Haiti and the Dominican Republic: A Tale of Two Countries
The day after a 7.0-magnitude earthquake struck Haiti, Christian televangelist Pat Robertson sparked outrage with his comments on The 700 Club that the nation's history of catastrophes was due to a "pact to the Devil" its residents had made some 200 years ago. How else to explain why Haiti suffers, while the Dominican Republic - which shares the 30,000 sq. miles of the Caribbean island of Hispaniola - is relatively well-off? "That island of Hispaniola is one island," Robertson said. "The Dominican Republic is prosperous, healthy, full of resorts, et cetera. Haiti is in desperate poverty." (Read why Pat Robertson is blaming Haiti.)
Robertson's rationale is more than suspect, yet the differences between the two nations are undeniable. The UN ranks the Dominican Republic 90th out of 182 countries on its human development index, which combines a variety of welfare measurements; Haiti comes in at 149th. In the Dominican Republic, average life expectancy is nearly 74 years. In Haiti, it's 61. You're substantially more likely to be able to read and write if you live in the eastern two-thirds of Hispaniola, and less likely to live on under $1.25 a day. (See TIME's exclusive pictures from the aftermath of the Haiti earthquake.)

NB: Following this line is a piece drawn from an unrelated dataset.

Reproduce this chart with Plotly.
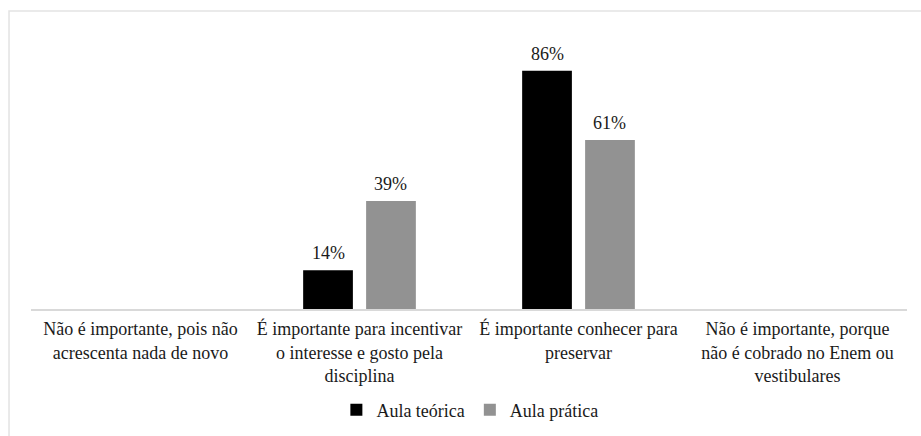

Much of this difference is geographic. The mountains that lie across the island can cut off Haiti's rainfall. The northeast trade winds, and so the rain, blow in the Dominican Republic's favor. Haiti's semiarid climate makes cultivation more challenging. Deforestation - a major problem in Haiti, but not in its neighbor - has only exacerbated the problem. Other differences are a result of Hispaniola's long and often-violent history - even TIME called it a "forlorn, hate-filled little Caribbean island" in 1965. On the eastern part of Hispaniola, you'll probably speak Spanish; in the west, it's more likely to be French or Creole, a division that's the result of centuries of European colonization and numerous power struggles. (Not to mention the decimation of Hispaniola's indigenous Taino people - who, of course, spoke neither.)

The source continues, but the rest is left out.